Only the ICFI and the SEP have taken these developments, and the revision of history, seriously. We have linked them directly to the return of German militarism. We stated that the bourgeoisie needed a new historical narrative to overcome the broad hostility to militarism and war. We refused to bury our heads in the sand in the hope that the rewriting of history would have no effect if sufficient numbers of people just closed their eyes and ears.

Our stance has met with considerable interest among students at the universities and among workers and pupils. At many well-attended meetings, we have warned of the return of German militarism and the political implications of rehabilitating the Nazis.

We have opposed numerous attempts to suppress our criticisms. When the HU administration declared that we would only receive a room for a meeting on the condition that we refrained from criticizing professors, we organized a campaign against this censorship, won broad support among students and finally got a room without any conditions.

Two years ago, under the title “Scholarship or War Propaganda?” we published a book detailing the attempts to revise history at Humboldt University, the return of German militarism and the subsequent controversy.

Support for the IYSSE has continued to grow. We have been elected to the student parliament for the past three years—each time with a better result than the year before. This year, the IYSSE received more votes than the student groups of the CDU, the Greens and the Left Party. We have introduced important resolutions defending the right to criticize right-wing professors, and have won the support of the student parliament.

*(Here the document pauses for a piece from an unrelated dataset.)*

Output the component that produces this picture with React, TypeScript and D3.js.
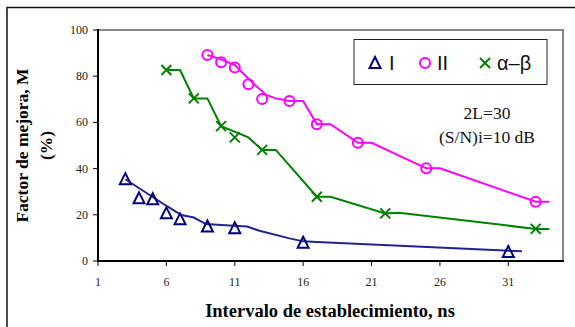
import React from 'react';
import * as d3 from 'd3';

// markers: [x, y]
const seriesI = [[3, 35.4], [4, 27.1], [5, 26.7], [6, 20.6], [7, 18.0], [9, 14.9], [11, 14.2], [16, 7.9], [31, 3.9]];
const seriesII = [[9, 89.2], [10, 86.0], [11, 83.8], [12, 76.5], [13, 70.1], [15, 69.3], [17, 59.2], [20, 51.2], [25, 40.1], [33, 25.7]];
const seriesAB = [[6, 82.7], [8, 70.4], [10, 58.4], [11, 53.5], [13, 48.1], [17, 27.8], [22, 20.6], [33, 13.9]];

// connecting lines (drawn separately, slightly offset from the markers)
const lineI = [[3, 35.4], [6.1, 23.5], [7.1, 19.9], [8, 18.8], [8.9, 16], [10, 15.6], [11.9, 14.9], [12.8, 13.1], [15, 9.8], [16, 8.5], [17, 8.2], [32, 4.2]];
const lineII = [[9, 89.2], [10, 87.3], [11, 84.8], [11.6, 81.3], [12.6, 75.5], [13.3, 71.9], [14, 70.4], [15, 69.3], [16, 69.3], [17, 59.2], [18, 59.2], [20, 51.2], [21, 51.2], [25, 40.1], [26, 40.1], [33, 25.7], [34, 25.7]];
const lineAB = [[6, 82.7], [7, 82.7], [8, 70.4], [9, 70.4], [10, 58.4], [12, 53.5], [13, 48.1], [14, 48.1], [17, 27.8], [18, 27.8], [22, 20.6], [23, 20.9], [33, 13.9], [34, 13.9]];

const xTicks = [1, 6, 11, 16, 21, 26, 31];
const yTicks = [0, 20, 40, 60, 80, 100];

const NAVY = '#000080';
const MAGENTA = '#ff00ff';
const GREEN = '#008000';
const serif = '"Liberation Serif", "Times New Roman", serif';
const sans = '"Liberation Sans", Arial, sans-serif';

const tri = (cx: number, cy: number, s: number) =>
  `M${cx},${cy - s * 0.55} L${cx + s * 0.5},${cy + s * 0.45} L${cx - s * 0.5},${cy + s * 0.45} Z`;
const cross = (cx: number, cy: number, s: number) =>
  `M${cx - s},${cy - s} L${cx + s},${cy + s} M${cx - s},${cy + s} L${cx + s},${cy - s}`;

export default function App() {
  const W = 575, H = 327;
  const left = 98, right = 563, top = 30, bottom = 261;

  const x = d3.scaleLinear().domain([1, 35]).range([left, right]);
  const y = d3.scaleLinear().domain([0, 100]).range([bottom, top]);
  const line = d3.line<number[]>().x(d => x(d[0])).y(d => y(d[1]));

  return (
    <div style={{ position: 'absolute', left: 0, top: 0 }}>
      <svg width={W} height={H} style={{ display: 'block', background: '#fff' }}>
        {/* outer chart frame */}
        <rect x={7} y={7.5} width={620} height={400} fill="none" stroke="#111" strokeWidth={1.5} />

        {/* plot area border */}
        <path d={`M${left},${top} H${right} V${bottom}`} fill="none" stroke="#888" strokeWidth={2} />

        {/* lines */}
        <path d={line(lineI) || ''} fill="none" stroke="#23238f" strokeWidth={2} />
        <path d={line(lineII) || ''} fill="none" stroke={MAGENTA} strokeWidth={2} />
        <path d={line(lineAB) || ''} fill="none" stroke={GREEN} strokeWidth={2} />

        {/* markers */}
        {seriesI.map((d, i) => (
          <path key={'a' + i} d={tri(x(d[0]), y(d[1]), 11)} fill="none" stroke={NAVY} strokeWidth={2} />
        ))}
        {seriesII.map((d, i) => (
          <circle key={'b' + i} cx={x(d[0])} cy={y(d[1])} r={5} fill="none" stroke={MAGENTA} strokeWidth={2} />
        ))}
        {seriesAB.map((d, i) => (
          <path key={'c' + i} d={cross(x(d[0]), y(d[1]), 5)} fill="none" stroke={GREEN} strokeWidth={2} />
        ))}

        {/* axes */}
        <line x1={left} x2={left} y1={top - 1} y2={bottom + 1} stroke="#000" strokeWidth={2} />
        <line x1={left - 1} x2={right + 1} y1={bottom} y2={bottom} stroke="#000" strokeWidth={2} />
        {yTicks.map(t => (
          <g key={'y' + t}>
            <line x1={left - 5} x2={left} y1={y(t)} y2={y(t)} stroke="#000" strokeWidth={1} />
            <text x={left - 10} y={y(t) + 4} textAnchor="end" fontFamily={serif} fontSize={12} fill="#222">{t}</text>
          </g>
        ))}
        {xTicks.map(t => (
          <g key={'x' + t}>
            <line x1={x(t)} x2={x(t)} y1={bottom} y2={bottom + 5} stroke="#000" strokeWidth={1} />
            <text x={x(t)} y={bottom + 25} textAnchor="middle" fontFamily={serif} fontSize={12} fill="#222">{t}</text>
          </g>
        ))}

        {/* axis titles */}
        <text x={330} y={317} textAnchor="middle" fontFamily={serif} fontSize={18.5} fontWeight="bold">
          Intervalo de establecimiento, ns
        </text>
        <g transform={`translate(28,${(top + bottom) / 2}) rotate(-90)`}>
          <text x={0} y={0} textAnchor="middle" fontFamily={serif} fontSize={17.5} fontWeight="bold">Factor de mejora, M</text>
          <text x={0} y={24} textAnchor="middle" fontFamily={serif} fontSize={17.5} fontWeight="bold">(%)</text>
        </g>

        {/* legend */}
        <rect x={354} y={39.5} width={193} height={45} fill="#fff" stroke="#222" strokeWidth={1} />
        <path d={tri(375, 63, 11)} fill="none" stroke={NAVY} strokeWidth={2} />
        <text x={389} y={70} fontFamily={sans} fontSize={20} fill="#111">I</text>
        <circle cx={425} cy={63} r={5} fill="none" stroke={MAGENTA} strokeWidth={2} />
        <text x={437} y={70} fontFamily={sans} fontSize={20} fill="#111">II</text>
        <path d={cross(485, 63, 5)} fill="none" stroke={GREEN} strokeWidth={2} />
        <text x={497} y={70} fontFamily={sans} fontSize={20} fill="#111">α–β</text>

        {/* annotation */}
        <text x={487} y={119} textAnchor="middle" fontFamily={serif} fontSize={17.5} fill="#111">2L=30</text>
        <text x={487} y={143} textAnchor="middle" fontFamily={serif} fontSize={17.5} fill="#111">(S/N)i=10 dB</text>
      </svg>
    </div>
  );
}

In the meantime, students from other German universities have taken up our criticisms. Student bodies at a number of universities in and outside Berlin have expressed their support for the work of the IYSSE, condemned Baberowski and supported us against the attacks of the university administration. Three days ago, the HU student parliament passed a resolution, by a large majority, calling on the university administration to publicly revoke its support for Baberowski and take a stand against his right-wing positions.

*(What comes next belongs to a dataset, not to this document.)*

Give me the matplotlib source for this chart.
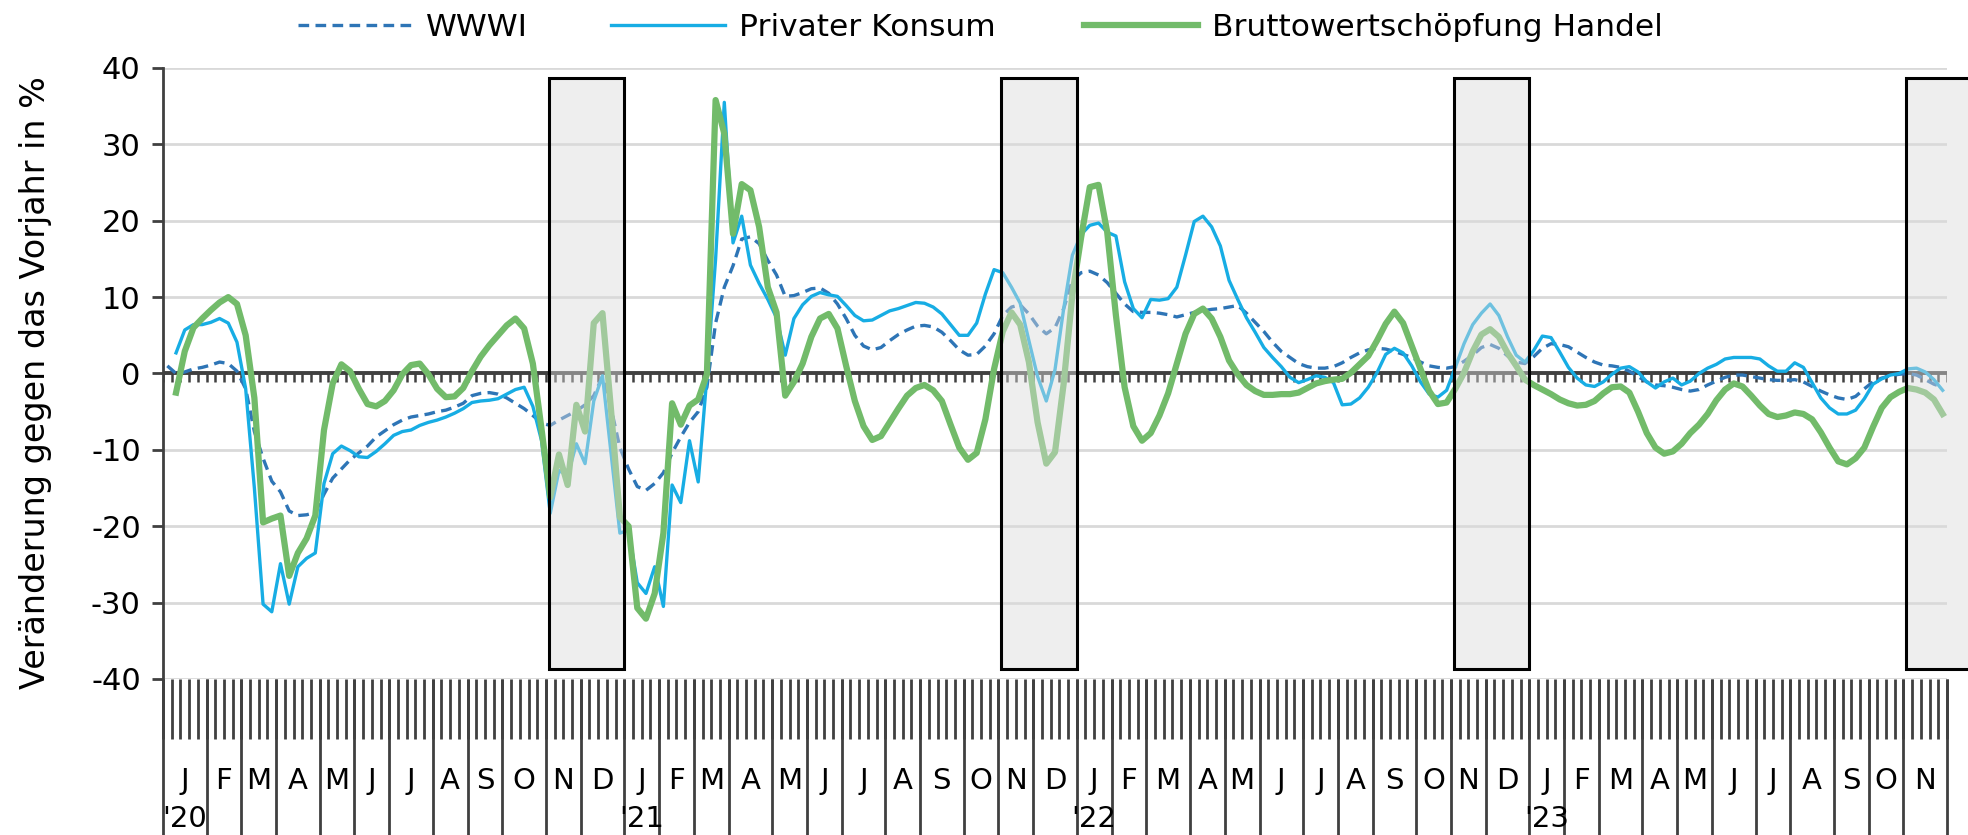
import numpy as np
import pandas as pd
import matplotlib
matplotlib.use('Agg')
import matplotlib.pyplot as plt
from matplotlib.patches import Rectangle
from matplotlib.lines import Line2D

plt.rcParams['font.family'] = ['DejaVu Sans']
plt.rcParams['axes.unicode_minus'] = False

# weekly data, ISO weeks from KW1/2020 to KW48/2023
first_week = '2019-12-30'
n_weeks = 205
month_letters = ['J', 'F', 'M', 'A', 'M', 'J', 'J', 'A', 'S', 'O', 'N', 'D']
year_labels = {2020: "'20", 2021: "'21", 2022: "'22", 2023: "'23"}
shaded_months = [11, 12]
series_names = ['WWWI', 'Privater Konsum', 'Bruttowertschöpfung Handel']

wwwi = [
	1.0, 0.0, 0.2, 0.6, 0.8, 1.1, 1.5, 1.3, 0.3, -2.0,
	-7.6, -11.1, -14.1, -15.5, -18.0, -18.6, -18.5, -18.2, -15.8, -13.7,
	-12.5, -11.3, -10.4, -9.5, -8.3, -7.5, -6.7, -6.1, -5.7, -5.5,
	-5.3, -5.0, -4.8, -4.4, -3.9, -2.9, -2.6, -2.5, -2.7, -3.2,
	-3.9, -4.6, -5.5, -6.5, -6.8, -6.1, -5.5, -4.9, -4.1, -2.9,
	-0.4, -4.6, -9.7, -12.5, -14.8, -15.3, -14.4, -13.0, -10.4, -8.3,
	-6.4, -5.0, -1.8, 6.6, 11.3, 14.1, 17.6, 17.9, 17.0, 14.8,
	12.9, 10.1, 10.2, 10.6, 11.1, 11.2, 10.5, 9.1, 7.2, 5.0,
	3.6, 3.1, 3.4, 4.3, 5.1, 5.7, 6.2, 6.3, 6.1, 5.4,
	4.3, 3.1, 2.4, 2.5, 3.6, 5.2, 7.6, 8.7, 9.0, 7.8,
	6.2, 5.2, 6.0, 8.5, 12.2, 13.2, 13.4, 12.9, 11.9, 10.5,
	9.1, 8.1, 8.0, 8.0, 7.9, 7.7, 7.4, 7.7, 8.0, 8.2,
	8.4, 8.5, 8.7, 8.9, 7.9, 6.7, 5.5, 4.1, 2.9, 2.1,
	1.3, 0.9, 0.7, 0.7, 0.9, 1.4, 2.1, 2.7, 3.1, 3.3,
	3.2, 2.9, 2.5, 2.1, 1.5, 1.0, 0.8, 0.7, 0.9, 1.6,
	2.4, 3.4, 3.8, 3.3, 2.3, 1.5, 1.3, 2.2, 3.3, 3.9,
	3.8, 3.5, 2.8, 2.1, 1.5, 1.1, 1.0, 0.8, 0.3, -0.4,
	-1.1, -1.5, -1.6, -1.8, -2.1, -2.3, -2.1, -1.5, -1.0, -0.5,
	-0.2, -0.2, -0.4, -0.6, -0.8, -0.9, -0.9, -0.8, -1.1, -1.7,
	-2.3, -2.8, -3.2, -3.4, -3.0, -2.0, -1.1, -0.6, -0.3, -0.1,
	0.0, -0.2, -0.8, -1.4, -1.8,
]

konsum = [
	np.nan, 2.7, 5.7, 6.4, 6.4, 6.7, 7.2, 6.6, 4.1, -2.0,
	-15.0, -30.2, -31.2, -24.9, -30.2, -25.3, -24.2, -23.5, -14.4, -10.5,
	-9.5, -10.1, -10.9, -11.0, -10.2, -9.2, -8.1, -7.6, -7.4, -6.8,
	-6.4, -6.1, -5.7, -5.2, -4.6, -3.8, -3.6, -3.5, -3.3, -2.7,
	-2.1, -1.8, -4.3, -8.8, -18.3, -12.7, -13.4, -9.2, -11.8, -3.6,
	-0.3, -10.6, -20.9, -20.5, -27.4, -28.8, -25.3, -30.5, -14.6, -16.9,
	-8.8, -14.2, -0.4, 15.0, 35.5, 17.1, 20.6, 14.2, 11.8, 9.7,
	7.3, 2.4, 7.2, 9.0, 10.1, 10.6, 10.3, 10.1, 8.9, 7.6,
	6.9, 7.0, 7.6, 8.2, 8.5, 8.9, 9.3, 9.2, 8.7, 7.8,
	6.4, 5.0, 5.0, 6.6, 10.4, 13.6, 13.2, 11.3, 9.2, 4.3,
	-0.4, -3.6, 0.5, 8.5, 15.5, 18.2, 19.4, 19.7, 18.5, 18.0,
	12.0, 8.5, 7.3, 9.7, 9.6, 9.8, 11.3, 15.5, 19.9, 20.6,
	19.2, 16.7, 12.2, 9.7, 7.3, 5.4, 3.4, 2.1, 0.9, -0.5,
	-1.2, -0.8, -0.3, -0.5, -1.2, -4.1, -4.0, -3.2, -1.8, 0.1,
	2.5, 3.3, 2.7, 1.0, -1.1, -2.7, -3.1, -2.2, 0.8, 3.9,
	6.4, 7.9, 9.1, 7.6, 4.8, 2.4, 1.5, 3.0, 4.9, 4.7,
	2.8, 0.8, -0.6, -1.5, -1.7, -1.1, -0.1, 0.7, 0.9, 0.2,
	-1.1, -1.9, -1.1, -0.6, -1.5, -1.0, 0.0, 0.7, 1.2, 1.9,
	2.1, 2.1, 2.1, 1.9, 1.0, 0.3, 0.3, 1.4, 0.8, -1.2,
	-3.2, -4.5, -5.3, -5.3, -4.8, -3.3, -1.4, -0.7, -0.2, 0.0,
	0.6, 0.7, 0.2, -0.8, -2.2,
]

handel = [
	np.nan, -2.5, 2.9, 6.0, 7.2, 8.3, 9.3, 10.0, 9.1, 5.0,
	-3.2, -19.5, -19.0, -18.6, -26.5, -23.5, -21.6, -18.6, -7.4, -1.3,
	1.2, 0.3, -2.0, -4.0, -4.3, -3.6, -2.2, -0.1, 1.1, 1.3,
	-0.1, -2.0, -3.1, -3.0, -1.9, 0.3, 2.2, 3.7, 5.0, 6.3,
	7.2, 5.9, 1.3, -7.3, -16.2, -10.6, -14.6, -4.1, -7.6, 6.6,
	7.9, -5.0, -18.8, -20.0, -30.7, -32.1, -28.8, -20.9, -3.9, -6.7,
	-4.2, -3.4, -0.1, 35.8, 31.4, 18.3, 24.8, 24.0, 19.2, 11.3,
	8.0, -2.9, -1.1, 1.3, 4.8, 7.2, 7.8, 5.9, 1.0, -3.6,
	-6.9, -8.7, -8.2, -6.4, -4.6, -2.9, -1.9, -1.5, -2.2, -3.6,
	-6.7, -9.7, -11.3, -10.4, -6.0, 0.6, 5.5, 8.0, 6.4, 1.5,
	-6.4, -11.8, -10.3, -1.3, 10.4, 17.8, 24.4, 24.7, 18.5, 7.6,
	-1.8, -6.9, -8.8, -7.8, -5.5, -2.6, 1.3, 5.2, 7.8, 8.5,
	7.2, 4.8, 1.7, -0.1, -1.5, -2.3, -2.8, -2.8, -2.7, -2.7,
	-2.5, -1.9, -1.3, -1.0, -0.8, -0.7, 0.1, 1.2, 2.3, 4.3,
	6.5, 8.1, 6.6, 3.6, 0.6, -2.3, -4.0, -3.8, -2.0, 0.1,
	2.9, 5.1, 5.8, 4.8, 2.7, 1.0, -0.8, -1.5, -2.1, -2.7,
	-3.4, -3.9, -4.2, -4.1, -3.6, -2.6, -1.8, -1.7, -2.5, -5.0,
	-7.8, -9.7, -10.5, -10.2, -9.2, -7.8, -6.7, -5.3, -3.5, -2.1,
	-1.3, -1.7, -2.9, -4.2, -5.3, -5.7, -5.5, -5.1, -5.3, -6.0,
	-7.7, -9.7, -11.5, -11.9, -11.1, -9.7, -7.0, -4.5, -3.1, -2.4,
	-1.9, -2.1, -2.5, -3.4, -5.3,
]

#*******************************************************************************
weeks = pd.date_range(first_week, periods=n_weeks, freq='7D')
thursday = weeks + pd.Timedelta(days=3)   # ISO week belongs to month of its Thursday
years = np.asarray(thursday.year)
months = np.asarray(thursday.month)
month_id = years * 12 + months - 1
x = np.arange(n_weeks) + 0.5

W, H = 1968, 835
fig = plt.figure(figsize=(W / 100, H / 100), dpi=100)
ax = fig.add_axes([163 / W, 156 / H, (1947 - 163) / W, (767 - 156) / H])
ax.set_xlim(0, n_weeks)
ax.set_ylim(-40, 40)

dark = '#404040'
for v in range(-40, 41, 10):
	if v != 0:
		ax.axhline(v, color='#D9D9D9', lw=2, zorder=1)
ax.axhline(0, color=dark, lw=2.8, zorder=2)
ax.vlines(np.arange(n_weeks + 1), -1.15, 0, color=dark, lw=1.8, zorder=2)

styles = [
	dict(color='#2E75B6', lw=2.4, dashes=(3.2, 1.9)),
	dict(color='#17ADE4', lw=2.4),
	dict(color='#72BB6A', lw=4.5),
]
for vals, st, z in zip([wwwi, konsum, handel], styles, [3, 4, 5]):
	ax.plot(x, vals, zorder=z, **st)

# shaded Nov/Dec periods
for yr in np.unique(years):
	idx = np.where((years == yr) & np.isin(months, shaded_months))[0]
	if len(idx) == 0:
		continue
	x0 = idx[0]
	x1 = idx[-1] + 1
	if x1 >= n_weeks:
		x1 = n_weeks + 5
	ax.add_patch(Rectangle((x0 + 0.3, -38.7), x1 - x0 - 0.3, 77.4,
		facecolor=(0.86, 0.86, 0.86, 0.45), edgecolor='black', lw=2.2,
		zorder=6, clip_on=False))

# axes styling
for s in ['top', 'right', 'bottom']:
	ax.spines[s].set_visible(False)
ax.spines['left'].set_color(dark)
ax.spines['left'].set_linewidth(2)
ax.set_xticks([])
ax.set_yticks(range(-40, 41, 10))
ax.tick_params(axis='y', length=8, width=2, color=dark, labelsize=22, pad=8)

# category axis below the plot
bounds = [0] + [i for i in range(1, n_weeks) if month_id[i] != month_id[i - 1]] + [n_weeks]
ax.vlines(np.arange(n_weeks + 1), -47.9, -40, color=dark, lw=2, clip_on=False)
ax.vlines(bounds, -62, -40, color=dark, lw=2, clip_on=False)
for a, b in zip(bounds[:-1], bounds[1:]):
	m = months[a]
	c = (a + b) / 2
	ax.text(c, -53.3, month_letters[m - 1], ha='center', va='center', fontsize=21, clip_on=False)
	if m == 1:
		ax.text(c, -58.3, year_labels[years[a]], ha='center', va='center', fontsize=21, clip_on=False)

fig.text(36 / W, 1 - 383 / H, 'Veränderung gegen das Vorjahr in %', rotation=90,
	ha='center', va='center', fontsize=24)

# legend drawn by hand so entries sit where they are in the original
leg_x = [298, 611, 1084]
for name, st, lx in zip(series_names, styles, leg_x):
	fig.add_artist(Line2D([lx / W, (lx + 114) / W], [1 - 25 / H, 1 - 25 / H],
		transform=fig.transFigure, **st))
	fig.text((lx + 128) / W, 1 - 36 / H, name, ha='left', va='baseline', fontsize=22.5)

fig.savefig('out.png', dpi=100)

The events at Humboldt University contain important political lessons. As if under a microscope, one can observe what is taking place today in capitalist society in every country: a small but influential stratum at the top is seeking to impose its agenda of war, dictatorship and social counterrevolution against the vast majority of the population—against the working class and youth.

Opposition to this development is enormous. It finds, however, no expression in the existing parties and organizations. The intervention of the IYSSE has brought this opposition to the surface and is providing it with a political perspective. Even our most determined opponents recognize this. In a vile attack on the IYSSE and the WSWS, the Frankfurter Allgemeine Zeitung was forced to concede that we are having “a very powerful impact.”

As was the case in the 1930s, today it is also only the Trotskyists who comprehend the real danger of war, who warn against it and formulate a revolutionary perspective to oppose war. The defence of historical truth plays an important role in the political education of a new generation of socialist workers and youth. We call upon all our listeners to draw the lessons from this struggle and participate in the construction of our party.